Les autorités judiciaires ont condamné Keyvan Bajan, romancier et journaliste, à la prison pour des raisons liées à la sécurité nationale et à la propagande en 2019. Le cinéaste Baktash Abtin et le critique littéraire Reza Khandan Mahabadi connurent le même destin.
Leurs condamnations sont liées à des activités comprenant la diffusion de bulletins d’information, la compilation d’un livre sur l’histoire de l’association d’écrivains et la participation à des services commémoratifs pour d’autres membres. Ce sont des activités qui, selon les autorités iraniennes, constituent une menace pour la sécurité nationale.

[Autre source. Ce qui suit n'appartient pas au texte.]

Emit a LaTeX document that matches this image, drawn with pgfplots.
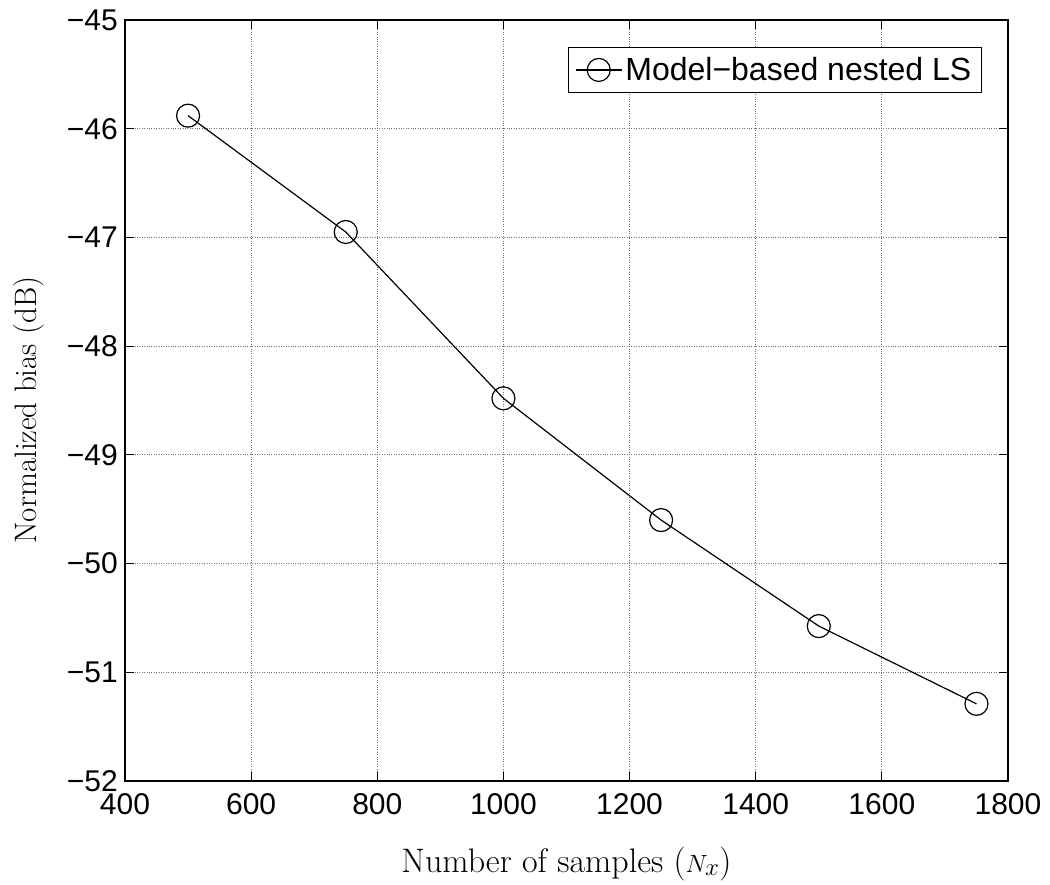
\documentclass[border=0pt]{standalone}
\usepackage{fontspec}
\newfontfamily\hv{Liberation Sans}
\usepackage{pgfplots}
\pgfplotsset{compat=1.18}
\begin{document}
\begin{tikzpicture}
\begin{axis}[
  scale only axis,
  width=883pt, height=761pt,
  xmin=400, xmax=1800, ymin=-52, ymax=-45,
  xtick={400,600,800,1000,1200,1400,1600,1800},
  xticklabels={400,600,800,1000,1200,1400,1600,1800},
  ytick={-52,-51,-50,-49,-48,-47,-46,-45},
  yticklabels={−52,−51,−50,−49,−48,−47,−46,−45},
  tick align=inside,
  major tick length=9pt,
  tick style={line width=1pt, black},
  axis line style={line width=1.3pt},
  grid=major,
  major grid style={dotted, line width=1pt, black!55},
  ticklabel style={font=\hv\fontsize{30}{30}\selectfont, inner sep=0pt},
  yticklabel style={anchor=east, xshift=-7pt},
  xticklabel style={anchor=north, yshift=-12pt},
  xlabel={Number of samples ($N_x$)},
  ylabel={Normalized bias (dB)},
  xlabel style={font=\fontsize{34}{34}\selectfont, at={(axis description cs:0.5,0)}, anchor=base, yshift=-91pt},
  ylabel style={font=\fontsize{31}{31}\selectfont, at={(axis description cs:-0.1087,0.4875)}, anchor=center},
  legend style={at={(axis description cs:1,1)}, anchor=north east, xshift=-26pt, yshift=-27pt,
    draw=black, line width=1.2pt, inner xsep=7pt, inner ysep=6pt,
    font=\hv\fontsize{32}{32}\selectfont,
    nodes={inner xsep=3pt, inner ysep=4pt}},
  legend cell align=left,
  legend image code/.code={
    \draw[#1, line width=1.2pt] (0pt,0pt) -- (46pt,0pt);
    \draw[#1, line width=1.2pt, mark=o, mark size=11.5pt, mark options={line width=1.2pt}] plot coordinates {(23pt,0pt)};
  },
]
\addplot[black, line width=1.2pt, mark=o, mark size=11.5pt, mark options={line width=1.2pt}]
  coordinates {(500,-45.88) (750,-46.95) (1000,-48.48) (1250,-49.60) (1500,-50.575) (1750,-51.29)};
\addlegendentry{Model−based nested LS}
\coordinate (bl) at (rel axis cs:0,0);
\coordinate (tr) at (rel axis cs:1,1);
\end{axis}
\pgfresetboundingbox
\path ([shift={(-125pt,-103pt)}]bl) rectangle ([shift={(42pt,20pt)}]tr);
\end{tikzpicture}
\end{document}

« Ces trois écrivains sont emblématiques », a déclaré Karin Deutsch Karlekar. Il s’agit de la directrice des programmes de liberté d’expression en danger à PEN America. « Tous ces écrivains étaient très impliqués dans l’opposition à la censure, la défense des droits à la libre expression et la défense des écrivains en Iran.
« Ils savaient tous qu’on les enverrait probablement en prison en raison de leur travail. Ils ont fait preuve d’une grande fermeté en continuant à défendre ces questions dans un contexte de détérioration de la situation des droits de l’homme et de la liberté d’expression », a déclaré M. Karlekar à VOA.